Waste segregation and management, recycling, renewable energy use, rainwater harvesting, water and energy efficient appliances, sewage treatment and reuse, native trees and gardens, local and seasonal food, public transport and carpooling, avoiding single-use items – by now most of us are familiar with what we need to do to reduce our carbon footprint and tread lightly on the earth. Enough experts, correct information and pathways for schools to become carbon neutral are available.
Rather, what we need, as Pope Francis tells us, is an ecological conversion that enables us to move past our mental barriers and limitations and live harmoniously while renewing and healing the world, both as individuals and as a community. Without this ecological conversion, we risk not doing enough to avert a planetary crisis – at present our collective global actions to avert catastrophic climate change in this century are inadequate; and commitments and pledges to reduce emissions must be actualised to really make a difference in the global warming trajectory.
What better place to achieve, undergo and demonstrate ecological conversion than our schools? Schools are the loci for transformation, where students understand values, relationships, rights and duties just as much as they learn concepts and subjects. Many of our schools already unearth and impart ecological values, and the possibilities are endless: a Maths class doubles as a lesson on economic inequalities and why we have to share, language classes deepen appreciation for the natural world, history shows how important adequate resources are for a stable civilisation, and so on.
In a carbon neutral school, these ecological values are brought to life right from the crucial formative years. A student who routinely disposes waste in segregated bins and gleefully observes compost forming in the campus will earnestly replicate the set-up in society.

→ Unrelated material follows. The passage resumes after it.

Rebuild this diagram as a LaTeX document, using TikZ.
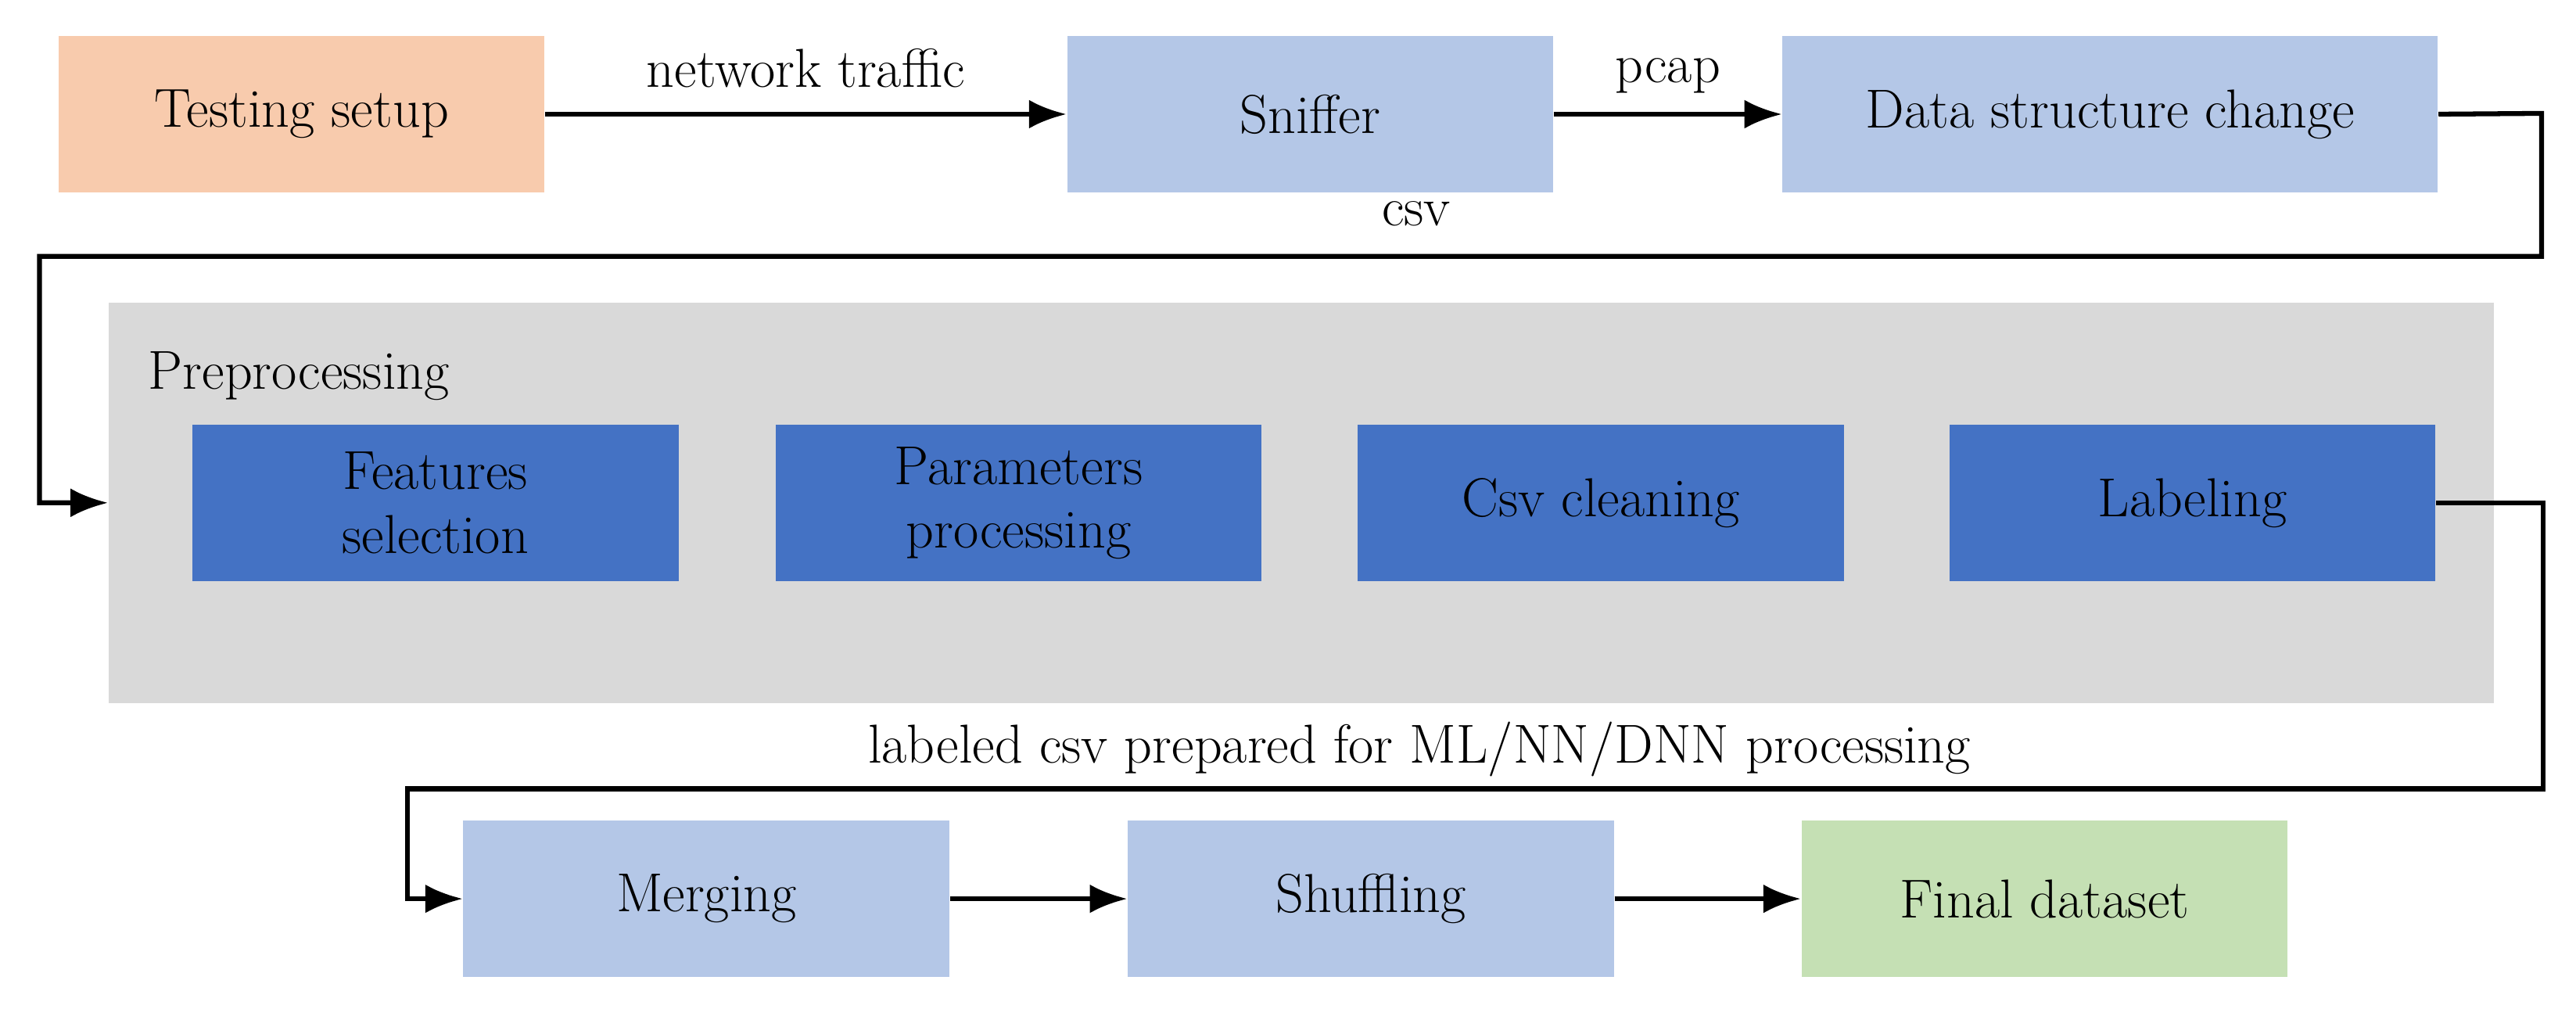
\documentclass[tikz,border=0pt]{standalone}
\usetikzlibrary{arrows.meta}
\definecolor{peach}{HTML}{F8CBAD}
\definecolor{lblue}{HTML}{B4C7E7}
\definecolor{dblue}{HTML}{4472C4}
\definecolor{lgreen}{HTML}{C5E0B4}
\definecolor{lgray}{HTML}{D9D9D9}
\begin{document}
\begin{tikzpicture}[x=0.02cm,y=-0.02cm,
  every node/.style={font=\fontsize{19}{22}\selectfont},
  box/.style={draw=none,minimum width=5.92cm,minimum height=1.9cm,align=center,inner sep=0pt},
  conn/.style={line width=1.7pt,-{Latex[length=13pt,width=10pt]}},
  line/.style={line width=1.7pt}]
\useasboundingbox (0,0) rectangle (1568,614);
\node[box,fill=peach] (ts) at (183.5,69.5) {Testing setup};
\node[box,fill=lblue] (sn) at (797.5,69.5) {Sniffer};
\node[box,fill=lblue,minimum width=7.98cm] (dsc) at (1284.5,69.5) {Data structure change};
\node[fill=lgray,minimum width=29.04cm,minimum height=4.88cm,inner sep=0pt] (pre) at (792,306) {};
\node[anchor=west,inner sep=0pt] (pl) at (90,229) {Preprocessing};
\node[box,fill=dblue] (f1) at (265,306) {Features\\selection};
\node[box,fill=dblue] (f2) at (620,306) {Parameters\\processing};
\node[box,fill=dblue] (f3) at (974.5,306) {Csv cleaning};
\node[box,fill=dblue] (f4) at (1334.5,306) {Labeling};
\node[box,fill=lblue] (me) at (430,547) {Merging};
\node[box,fill=lblue] (sh) at (834.5,547) {Shuffling};
\node[box,fill=lgreen] (fd) at (1244.5,547) {Final dataset};
\coordinate (c1) at (1547,69);
\coordinate (c2) at (1547,156);
\coordinate (c3) at (24,156);
\coordinate (c4) at (24,306);
\coordinate (d1) at (1548,306);
\coordinate (d2) at (1548,480);
\coordinate (d3) at (248,480);
\coordinate (d4) at (248,547);
\draw[conn] (ts) -- node[above=5pt] (l1) {network traffic} (sn);
\draw[conn] (sn) -- node[above=3pt] (l2) {pcap} (dsc);
\draw[conn] (dsc.east) -- (c1) -- (c2) -- (c3) -- (c4) -- (pre.west);
\node (l3) at (862,130) {csv};
\draw[conn] (f4.east) -- (d1) -- (d2) -- (d3) -- (d4) -- (me.west);
\node (l4) at (864,456) {labeled csv prepared for ML/NN/DNN processing};
\draw[conn] (me) -- (sh);
\draw[conn] (sh) -- (fd);
\end{tikzpicture}
\end{document}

Children who routinely switch off appliances when not in use and learn under natural lights and well-ventilated spaces are healthier, more tolerant to weather changes and less likely to utilise electricity-guzzling air conditioners. Those who ride the school van or bus or cycle together with friends to school are more likely to adapt to public transport and campaign for bicycle spaces in the city. Children who play under trees are keenly aware of the loss of birdsong in sterilised apartments, and are motivated to act against biodiversity loss. Students who are constantly encouraged to find alternatives to paper, plastic and polystyrene for school projects are getting trained in lateral thinking and for exercising their creativity in solving ecological challenges as adults. Ecological practices become the norm, as it ought to be.
As adults, we are guilty of 'stealing' from our children through disproportionate resource use, leaving the next generation an increasingly unequal, chaotic and disordered future. By undergoing and imparting ecological conversion, we begin to restore right relationships with God, each other and nature.
We may find it difficult to bring about a change because of the challenges brought about by the COVID-19 pandemic, but not committing to renewing the earth is tantamount to condemning our children to abject misery as adults who will spend their lives in a constant struggle for food, water, and shelter from climate disasters. The world is much larger than our present suffering, selfishness, greed, pettiness and short-sightedness. Through ecological conversion brought about in our carbon-neutral schools, may we not let our children fall to these fallacies.